— START OF RECORDED DATA —
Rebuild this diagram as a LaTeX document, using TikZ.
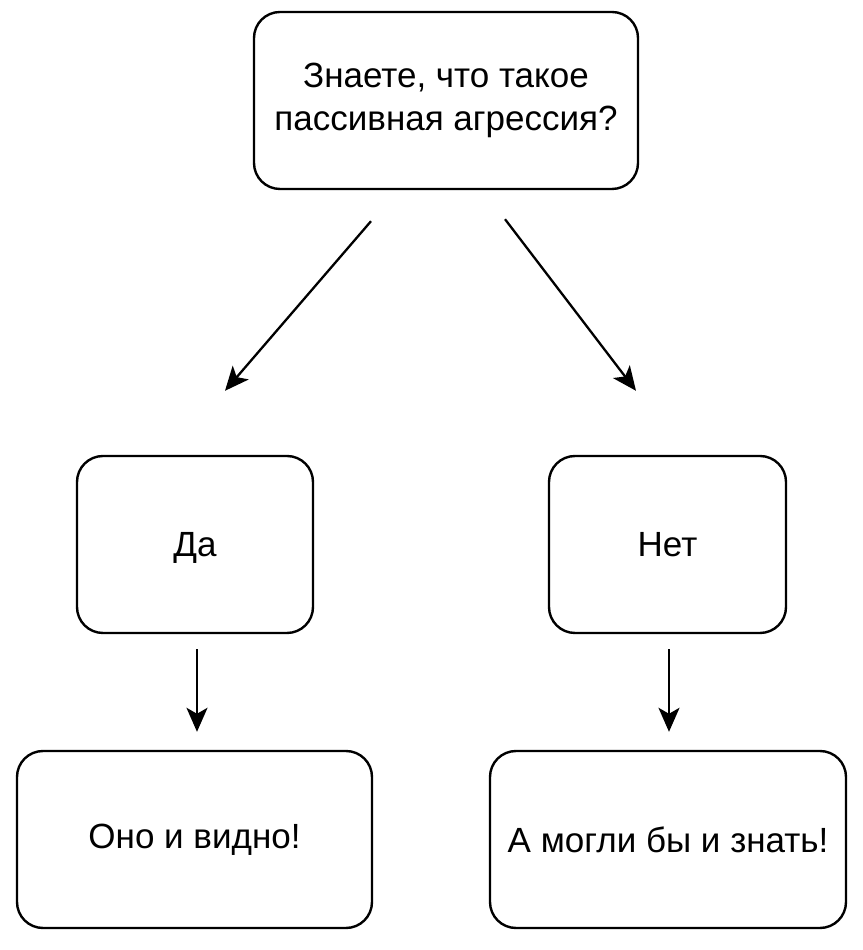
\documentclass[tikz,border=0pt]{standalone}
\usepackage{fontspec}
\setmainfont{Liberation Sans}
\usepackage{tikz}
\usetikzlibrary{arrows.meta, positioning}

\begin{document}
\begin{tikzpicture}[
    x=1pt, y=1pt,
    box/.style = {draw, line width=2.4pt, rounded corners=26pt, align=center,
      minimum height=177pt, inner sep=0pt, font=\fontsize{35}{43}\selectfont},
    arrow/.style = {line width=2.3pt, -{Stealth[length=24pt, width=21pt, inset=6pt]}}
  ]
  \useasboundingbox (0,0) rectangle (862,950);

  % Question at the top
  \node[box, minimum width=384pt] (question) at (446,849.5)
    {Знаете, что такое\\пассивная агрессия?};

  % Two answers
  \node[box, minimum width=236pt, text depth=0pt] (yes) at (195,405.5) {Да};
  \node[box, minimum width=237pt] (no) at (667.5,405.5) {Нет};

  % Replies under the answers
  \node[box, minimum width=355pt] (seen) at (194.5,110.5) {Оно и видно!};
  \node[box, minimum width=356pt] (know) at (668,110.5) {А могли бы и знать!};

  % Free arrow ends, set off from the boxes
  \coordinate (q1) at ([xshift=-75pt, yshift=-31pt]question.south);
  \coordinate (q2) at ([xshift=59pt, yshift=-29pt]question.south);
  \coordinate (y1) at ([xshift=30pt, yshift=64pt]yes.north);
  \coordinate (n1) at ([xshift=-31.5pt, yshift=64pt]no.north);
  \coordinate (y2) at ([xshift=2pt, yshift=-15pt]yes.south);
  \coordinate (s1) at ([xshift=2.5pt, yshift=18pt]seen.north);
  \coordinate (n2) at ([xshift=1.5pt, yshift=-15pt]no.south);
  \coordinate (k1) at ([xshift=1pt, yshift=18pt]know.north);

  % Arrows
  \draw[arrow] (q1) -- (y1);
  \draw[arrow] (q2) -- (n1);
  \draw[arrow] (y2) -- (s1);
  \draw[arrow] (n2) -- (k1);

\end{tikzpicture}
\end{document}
— END OF RECORDED DATA —
— START OF RECORDED DATA —
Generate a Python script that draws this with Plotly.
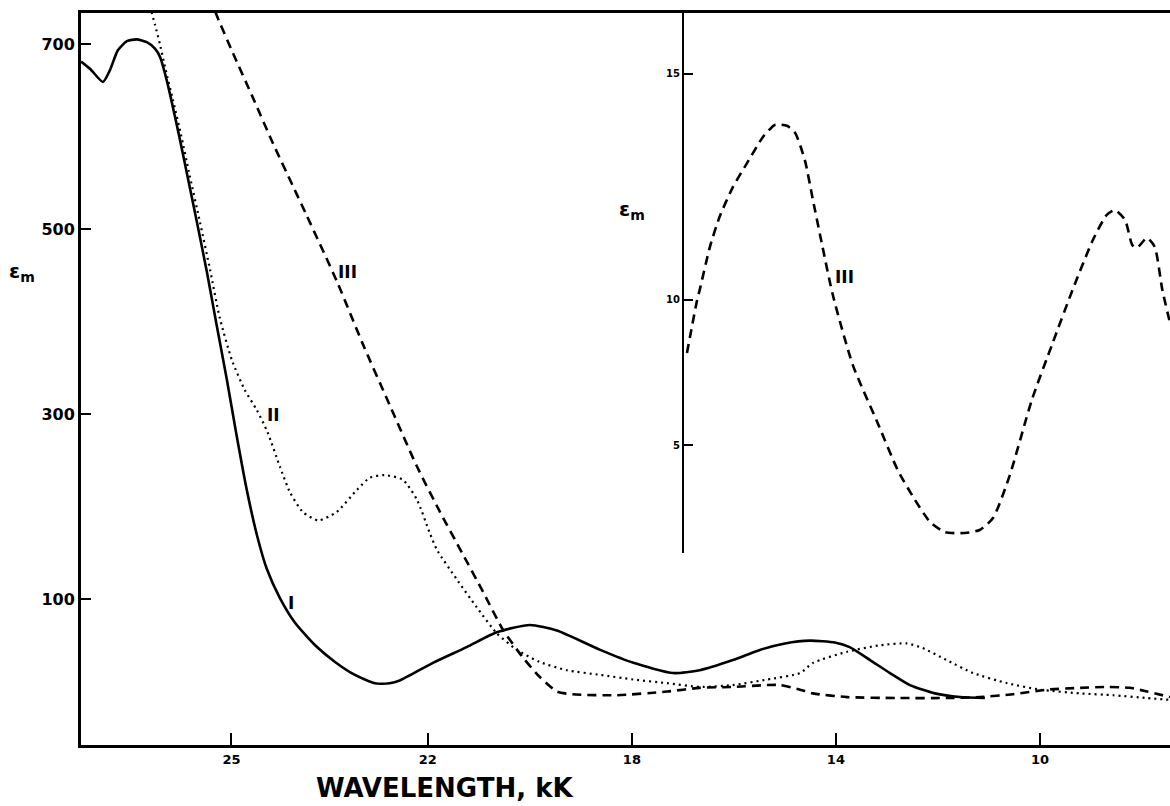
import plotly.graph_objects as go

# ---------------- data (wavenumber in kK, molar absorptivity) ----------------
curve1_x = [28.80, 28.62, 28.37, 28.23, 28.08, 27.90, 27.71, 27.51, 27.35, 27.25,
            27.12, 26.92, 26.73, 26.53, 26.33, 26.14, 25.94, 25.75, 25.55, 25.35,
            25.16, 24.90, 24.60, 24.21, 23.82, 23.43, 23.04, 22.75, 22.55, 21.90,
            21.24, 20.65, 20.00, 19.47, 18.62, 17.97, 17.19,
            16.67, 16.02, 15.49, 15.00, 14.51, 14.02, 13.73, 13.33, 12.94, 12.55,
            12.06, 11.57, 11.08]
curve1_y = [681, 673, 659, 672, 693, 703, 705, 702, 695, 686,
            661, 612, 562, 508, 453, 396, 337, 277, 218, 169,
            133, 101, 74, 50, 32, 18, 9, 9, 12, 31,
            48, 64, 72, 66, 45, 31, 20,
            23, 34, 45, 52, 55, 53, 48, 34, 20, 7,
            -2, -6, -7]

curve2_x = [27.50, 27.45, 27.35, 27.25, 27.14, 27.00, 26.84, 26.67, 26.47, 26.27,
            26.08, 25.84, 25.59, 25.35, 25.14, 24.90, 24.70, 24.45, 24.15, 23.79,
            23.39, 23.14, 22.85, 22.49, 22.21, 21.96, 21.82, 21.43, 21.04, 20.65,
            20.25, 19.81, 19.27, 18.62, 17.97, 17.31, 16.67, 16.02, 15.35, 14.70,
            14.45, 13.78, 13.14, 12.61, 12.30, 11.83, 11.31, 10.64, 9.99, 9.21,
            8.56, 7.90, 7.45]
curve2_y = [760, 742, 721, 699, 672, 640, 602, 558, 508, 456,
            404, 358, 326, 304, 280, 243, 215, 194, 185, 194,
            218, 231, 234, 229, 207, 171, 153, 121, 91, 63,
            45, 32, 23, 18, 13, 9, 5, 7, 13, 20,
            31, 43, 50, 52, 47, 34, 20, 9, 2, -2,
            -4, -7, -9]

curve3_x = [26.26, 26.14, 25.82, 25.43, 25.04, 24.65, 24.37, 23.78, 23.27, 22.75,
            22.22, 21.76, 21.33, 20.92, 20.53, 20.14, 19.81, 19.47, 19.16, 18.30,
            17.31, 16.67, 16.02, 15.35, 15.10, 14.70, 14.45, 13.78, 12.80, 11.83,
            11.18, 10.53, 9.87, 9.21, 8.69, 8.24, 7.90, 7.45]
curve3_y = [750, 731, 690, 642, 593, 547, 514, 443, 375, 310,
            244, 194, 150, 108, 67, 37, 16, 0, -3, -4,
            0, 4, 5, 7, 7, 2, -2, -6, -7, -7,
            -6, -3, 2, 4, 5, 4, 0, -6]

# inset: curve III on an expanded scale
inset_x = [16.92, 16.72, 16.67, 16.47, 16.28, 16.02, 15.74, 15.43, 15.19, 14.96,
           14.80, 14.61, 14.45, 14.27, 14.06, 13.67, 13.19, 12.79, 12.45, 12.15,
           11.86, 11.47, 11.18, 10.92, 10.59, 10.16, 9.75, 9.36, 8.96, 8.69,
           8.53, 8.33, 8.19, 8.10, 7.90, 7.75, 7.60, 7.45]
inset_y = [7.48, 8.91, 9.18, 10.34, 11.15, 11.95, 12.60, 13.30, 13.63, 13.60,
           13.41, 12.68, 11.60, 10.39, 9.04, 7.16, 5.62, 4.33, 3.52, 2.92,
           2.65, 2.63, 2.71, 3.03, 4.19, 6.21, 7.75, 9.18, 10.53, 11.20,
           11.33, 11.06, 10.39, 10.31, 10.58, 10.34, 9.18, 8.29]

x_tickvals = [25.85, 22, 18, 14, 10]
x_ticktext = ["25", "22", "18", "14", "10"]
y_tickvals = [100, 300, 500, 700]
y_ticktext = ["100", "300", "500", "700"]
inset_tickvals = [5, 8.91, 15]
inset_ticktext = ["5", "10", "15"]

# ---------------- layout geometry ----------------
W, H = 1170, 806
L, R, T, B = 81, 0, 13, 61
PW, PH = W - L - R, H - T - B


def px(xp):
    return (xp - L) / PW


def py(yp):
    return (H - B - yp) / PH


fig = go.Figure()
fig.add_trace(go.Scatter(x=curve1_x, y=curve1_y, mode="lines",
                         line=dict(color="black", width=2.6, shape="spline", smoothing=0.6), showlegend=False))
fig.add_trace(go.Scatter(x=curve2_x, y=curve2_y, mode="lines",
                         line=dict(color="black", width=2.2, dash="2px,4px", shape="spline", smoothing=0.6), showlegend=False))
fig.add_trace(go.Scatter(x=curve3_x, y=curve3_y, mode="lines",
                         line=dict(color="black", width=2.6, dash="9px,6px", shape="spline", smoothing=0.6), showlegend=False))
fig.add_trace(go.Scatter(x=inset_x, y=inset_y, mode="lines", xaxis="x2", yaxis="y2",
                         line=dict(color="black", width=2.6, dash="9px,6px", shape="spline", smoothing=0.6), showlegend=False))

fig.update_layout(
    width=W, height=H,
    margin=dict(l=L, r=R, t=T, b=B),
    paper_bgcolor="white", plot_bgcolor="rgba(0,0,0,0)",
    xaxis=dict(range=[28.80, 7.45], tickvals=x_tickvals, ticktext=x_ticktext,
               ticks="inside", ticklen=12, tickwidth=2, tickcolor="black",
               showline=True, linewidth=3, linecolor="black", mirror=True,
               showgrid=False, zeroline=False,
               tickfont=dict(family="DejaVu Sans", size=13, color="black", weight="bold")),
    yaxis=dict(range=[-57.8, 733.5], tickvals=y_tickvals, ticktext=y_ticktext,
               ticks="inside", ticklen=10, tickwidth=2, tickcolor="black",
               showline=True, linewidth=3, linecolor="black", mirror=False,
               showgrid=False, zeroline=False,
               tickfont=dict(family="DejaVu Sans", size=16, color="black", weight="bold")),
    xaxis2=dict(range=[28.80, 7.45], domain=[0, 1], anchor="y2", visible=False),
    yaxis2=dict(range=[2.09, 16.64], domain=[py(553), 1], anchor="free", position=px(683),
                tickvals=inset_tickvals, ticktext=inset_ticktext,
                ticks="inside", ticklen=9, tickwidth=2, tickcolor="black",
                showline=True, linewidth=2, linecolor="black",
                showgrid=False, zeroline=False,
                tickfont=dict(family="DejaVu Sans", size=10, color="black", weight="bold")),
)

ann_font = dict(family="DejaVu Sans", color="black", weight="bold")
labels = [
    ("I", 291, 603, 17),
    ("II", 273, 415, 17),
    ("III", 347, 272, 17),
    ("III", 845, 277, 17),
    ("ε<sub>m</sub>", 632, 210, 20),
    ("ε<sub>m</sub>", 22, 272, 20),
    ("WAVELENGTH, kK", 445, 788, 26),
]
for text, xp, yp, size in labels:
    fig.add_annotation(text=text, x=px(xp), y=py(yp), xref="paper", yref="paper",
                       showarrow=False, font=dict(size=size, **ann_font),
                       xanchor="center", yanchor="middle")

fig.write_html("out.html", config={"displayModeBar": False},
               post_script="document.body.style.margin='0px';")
— END OF RECORDED DATA —
Find how many lines hold the string "this", and state that number alone.

SOLUTION TO THE EXERCISE: 2